At the heart of Christian faith is the good news of redemption for sin through one who would stand in the sinner’s place bearing his guilt and satisfying the debt of God’s eternal just wrath. Only God could do this; the great Judge of mankind was judged for us. However, only a human being should stand in the place of humans; yet he had to be perfect himself. Who could do that? One who is God and yet, at the same time, perfect man, the Lord Jesus Christ.

6

Sin is mankind’s willful choice, in spite of the unceasing mercies and kindness of God, to refuse to honor Him by reflecting His character. God made us for that supreme purpose, but we determined to go the way of our own selfish preoccupations. Any action that does not reflect the character of the Creator in its motive and consequences is sin.

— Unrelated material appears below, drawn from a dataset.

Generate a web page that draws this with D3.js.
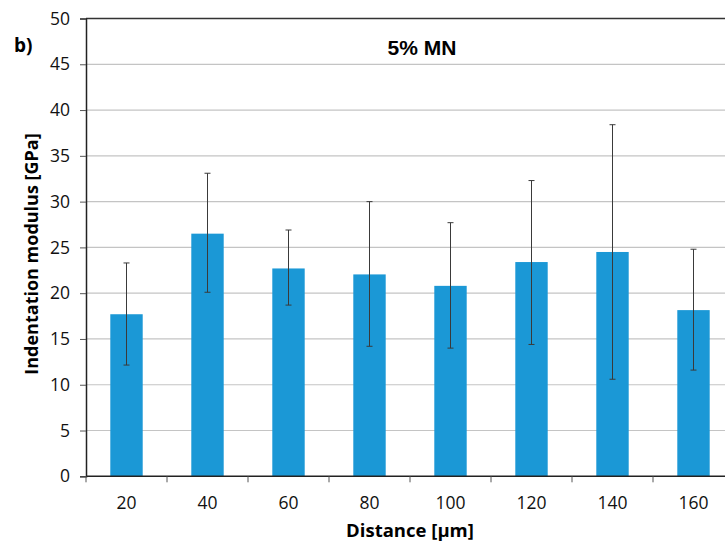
<!DOCTYPE html>
<html>
<head>
<meta charset="utf-8">
<script src="https://cdn.jsdelivr.net/npm/d3@7"></script>
<style>
  body { margin: 0; background: #fff; }
  svg { display: block; }
</style>
</head>
<body>
<svg id="chart"></svg>
<script>
// data
var distances = ["20", "40", "60", "80", "100", "120", "140", "160"];
var modulus = [17.7, 26.5, 22.7, 22.05, 20.8, 23.4, 24.5, 18.15];
var errHigh = [23.3, 33.1, 26.9, 30.0, 27.7, 32.3, 38.4, 24.8];
var errLow = [12.15, 20.1, 18.7, 14.2, 14.0, 14.4, 10.6, 11.6];
var yTicks = [0, 5, 10, 15, 20, 25, 30, 35, 40, 45, 50];

var width = 725, height = 543;
var plotLeft = 86, plotTop = 18.5, plotBottom = 476.3;

var svg = d3.select("#chart").attr("width", width).attr("height", height);

var x = d3.scaleBand()
  .domain(distances)
  .range([plotLeft, plotLeft + 81 * distances.length])
  .paddingInner(0.6)
  .paddingOuter(0.3);

var y = d3.scaleLinear().domain([0, 50]).range([plotBottom, plotTop]);

// grid lines
svg.append("g")
  .selectAll("line")
  .data(yTicks.filter(function(d) { return d > 0; }))
  .join("line")
  .attr("x1", plotLeft)
  .attr("x2", width)
  .attr("y1", function(d) { return y(d); })
  .attr("y2", function(d) { return y(d); })
  .attr("stroke", function(d) { return d == 50 ? "#333" : "#c4c4c4"; })
  .attr("stroke-width", function(d) { return d == 50 ? 1.5 : 1.2; });

// bars
svg.append("g")
  .selectAll("rect")
  .data(distances)
  .join("rect")
  .attr("x", function(d) { return x(d); })
  .attr("y", function(d, i) { return y(modulus[i]); })
  .attr("width", x.bandwidth())
  .attr("height", function(d, i) { return y(0) - y(modulus[i]); })
  .attr("fill", "#1b98d6");

// error bars
var err = svg.append("g").attr("stroke", "#3a3a3a").attr("stroke-width", 1);
distances.forEach(function(d, i) {
  var cx = x(d) + x.bandwidth() / 2;
  err.append("line")
    .attr("x1", cx).attr("x2", cx)
    .attr("y1", y(errLow[i])).attr("y2", y(errHigh[i]));
  err.append("line")
    .attr("x1", cx - 3).attr("x2", cx + 3)
    .attr("y1", y(errHigh[i])).attr("y2", y(errHigh[i]));
  err.append("line")
    .attr("x1", cx - 3).attr("x2", cx + 3)
    .attr("y1", y(errLow[i])).attr("y2", y(errLow[i]));
});

// y axis
var yAxis = svg.append("g")
  .attr("transform", "translate(" + plotLeft + ",0)")
  .call(d3.axisLeft(y).tickValues(yTicks).tickSize(6).tickPadding(10));
yAxis.select(".domain").attr("stroke", "#222").attr("stroke-width", 1.5);
yAxis.selectAll(".tick line").attr("stroke", "#555");
yAxis.selectAll(".tick text")
  .style("font-family", "'Open Sans', sans-serif")
  .style("font-size", "17.5px")
  .attr("fill", "#111");

// x axis, labels at centres
var xAxis = svg.append("g")
  .attr("transform", "translate(0," + plotBottom + ")")
  .call(d3.axisBottom(x).tickSize(0).tickPadding(20));
xAxis.select(".domain").remove();
xAxis.selectAll(".tick text")
  .style("font-family", "'Open Sans', sans-serif")
  .style("font-size", "17.5px")
  .attr("fill", "#111");
svg.append("line")
  .attr("x1", plotLeft).attr("x2", width)
  .attr("y1", plotBottom).attr("y2", plotBottom)
  .attr("stroke", "#222").attr("stroke-width", 1.5);

// x ticks at category boundaries
var bounds = distances.map(function(d) { return x(d) - x.step() * 0.3; });
bounds.push(plotLeft + x.step() * distances.length);
svg.append("g")
  .selectAll("line")
  .data(bounds)
  .join("line")
  .attr("x1", function(d) { return d; })
  .attr("x2", function(d) { return d; })
  .attr("y1", plotBottom)
  .attr("y2", plotBottom + 6)
  .attr("stroke", "#555");

// titles
svg.append("text")
  .attr("x", 422).attr("y", 55)
  .attr("text-anchor", "middle")
  .style("font-family", "'Liberation Sans', Arial, sans-serif")
  .style("font-weight", "bold")
  .style("font-size", "21px")
  .text("5% MN");

svg.append("text")
  .attr("x", 14).attr("y", 52)
  .style("font-family", "'Open Sans', sans-serif")
  .style("font-weight", "bold")
  .style("font-size", "19px")
  .text("b)");

svg.append("text")
  .attr("x", 410).attr("y", 537)
  .attr("text-anchor", "middle")
  .style("font-family", "'Open Sans', sans-serif")
  .style("font-weight", "bold")
  .style("font-size", "18.5px")
  .text("Distance [µm]");

svg.append("text")
  .attr("transform", "translate(38,254) rotate(-90)")
  .attr("text-anchor", "middle")
  .style("font-family", "'Open Sans', sans-serif")
  .style("font-weight", "bold")
  .style("font-size", "18px")
  .text("Indentation modulus [GPa]");
</script>
</body>
</html>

It is an assault on God’s prerogative to spurn God’s glory and act in our own self-interests.

7

Preoccupied with ourselves, we have lost the grace of being thankful.  It is sad to live in a world where there is no one to thank because we have ourselves become the cause and source of all good things.

8

It is inconceivable that a person could fall in love with the Redeemer in the biblical sense and not long to be conformed to the object of that affection.

9

It is important that we have a firm understanding of what it means to please God.  To state it succinctly, God is only pleased with that which is in perfect agreement with His perfections.  God is only glorified in Himself either in beholding His innate triune perfections within His own being or observing Himself through His creation.  Truly pleasing God from the creature’s perspective means being like God in moral and spiritual qualities.

10

God created the world to reveal Himself.  There is, then, a property in God’s being that not only delights in Himself but longs to show Himself.  We might say that there is a divine self-love in God.  But unlike the display of narcissism in God’s creatures, this self-love is not sinful, for God’s delight in Himself is not a vain misconception.  It is just and right.

11

God’s chief end in the creation could not have been the creation itself, because the world would then have to have been eternal and equal with God.  Since the world is not eternal but an effect caused by the power of God, it could not be the ultimate end of itself.  This would lift an effect into the realm of pure cause; a cause that we know is God alone.  It would be making a secondary cause into a final cause.

12

We should be concerned for the environment because it is a way to show our care and concern for people. It is important to seek to make this the best of possible worlds so that God’s beauty can be seen by unbelievers and believers alike. The beauty of nature points to the beauty of God. The beauty of God, wherever observed, is the means whereby God is glorified (Psm. 19:1).

13

Though God created the world, like us it has suffered the destructive causes of the Fall. As He cares about the restoration of mankind, so He is glorified when His orderliness, beauty and symmetry are restored to the world.

14

What God most values He has a right to reveal, and what He most values is Himself.

15

Common morality can be explained without developing an elaborate theory; it is simply part of the structure of our human natures, who we are as God made us. Therefore, an ethic based upon the Golden Rule alone or a God-given moral sense is not truly virtuous in itself. This is so because a moral act done apart from a transcendent object – love for God and His beauty – is a false morality. It is impossible to have a divinely sanctioned morality if God is not the object of and motive for it.

16

Common morality, the glue of family and society, is grounded in self-love and the desire to enjoy pleasant circumstances. It is rooted in a desire for one’s own happiness, a morality based upon hope of a good return. This is not true virtue because it is self-centered.

17

Our only hope is to return to the God of the Scriptures and the truth that the center of all meaning in life is not ourselves but God. God is the center of the universe and the essence of all wisdom and all truth. The purpose of life derives from God’s desire to see His own glory and behold His own beauty. Thus it is time for Christians to be called back to the truth that the meaning of life is to be found in “the glory of God alone.”

18

When the Holy Spirit comes into the life of a saint, He infuses His divine character into that person. Thus, a life devoid of that character, which is the fruit of the Spirit, is simply not a Christian life.

19

The motive for an action determines the virtuousness of it, not the action itself.

20

We have been made to mirror God’s holiness and righteousness back to God, not so we may benefit (though there are immeasurable benefits to personal godliness), but so God will be glorified in beholding Himself in His creatures.